The budget proposes to eliminate the ability to elect billed-basis accounting for the listed professionals. This could have a devastating effect on law firms, particularly small firms with a large number of contingency or set-fee files.
Billed-basis accounting allows the value of work in progress (WIP) to be excluded from taxable income in a given year while permitting the deduction of costs associated with WIP. This effectively defers tax until WIP is included as taxable income (when it is billed). Section 34 of the Income Tax Act allows certain professionals, including lawyers, to elect billed-basis accounting. This was originally adopted by the government as it recognized the difficulties in valuing WIP for listed professionals.
Eliminating the option to elect billed-basis accounting forces lawyers to pay tax on WIP in the year the work is done, not the year in which the work is billed. For small firms with a large number of files on contingency or set fee, this can put them out of business.
While there is a two-year transition period to ease the pain for taxpayers, taxing WIP before it is billed will have a negative impact on a firm’s cash flow. The firm may not have enough cash to pay the taxes owing, creating even bigger problems for them. Small firms may not have the luxury of cash flow from other areas of practice to pay tax on WIP.
Firms working on contingency may be forced to move to hourly billing arrangements to ensure they have sufficient cash flow to pay taxes. This creates a significant problem for personal injury victims with no sources of income, as most personal injury files are on a contingency fee basis. By extension, this could create an access-to-justice crisis in the personal injury field.
The same would apply for class actions.
Eliminating the ability to select billed-basis accounting may also impact exit strategies for retiring lawyers. Older lawyers may have planned on deferring taxes on WIP into their retirement. Due to being forced to pay taxes on current- and previous-year WIP, the retiring lawyer will need to generate a significant amount of cash to pay this tax that they had thought would be paid in retirement.
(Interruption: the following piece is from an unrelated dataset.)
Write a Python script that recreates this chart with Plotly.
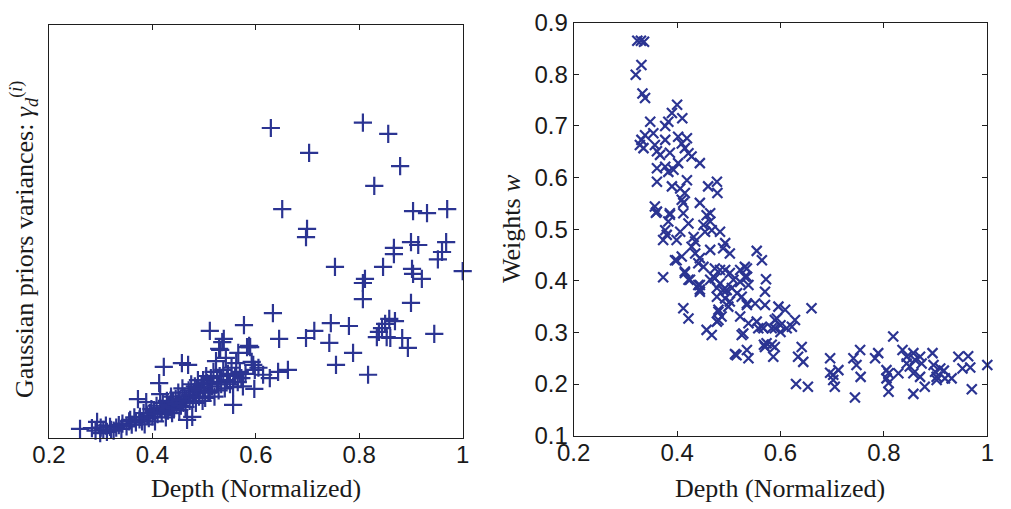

Law firms will need to take significant steps to ensure compliance if the budget is approved as proposed. Accounting systems and practices will need to be updated. Many small firms do not record WIP as there is no impact on the net effect for tax purposes. Moreover, and what was recognized in the original legislative intent, firms may have trouble valuing WIP, especially risky litigation files.
It may make financial sense for unincorporated lawyers to incorporate their practice. This would allow them to pay WIP at corporate tax rates rather than personal tax rates.
The proposed budget has a significant impact on lawyers. It is unclear whether the federal government put its mind to the impact on access to justice when drafting this budget. The elimination of billed-basis accounting does not increase tax revenue for the government; it simply reduces the wait time for collection. What is clear is that the change will have a dramatic impact on the way law firms, small and large, do business.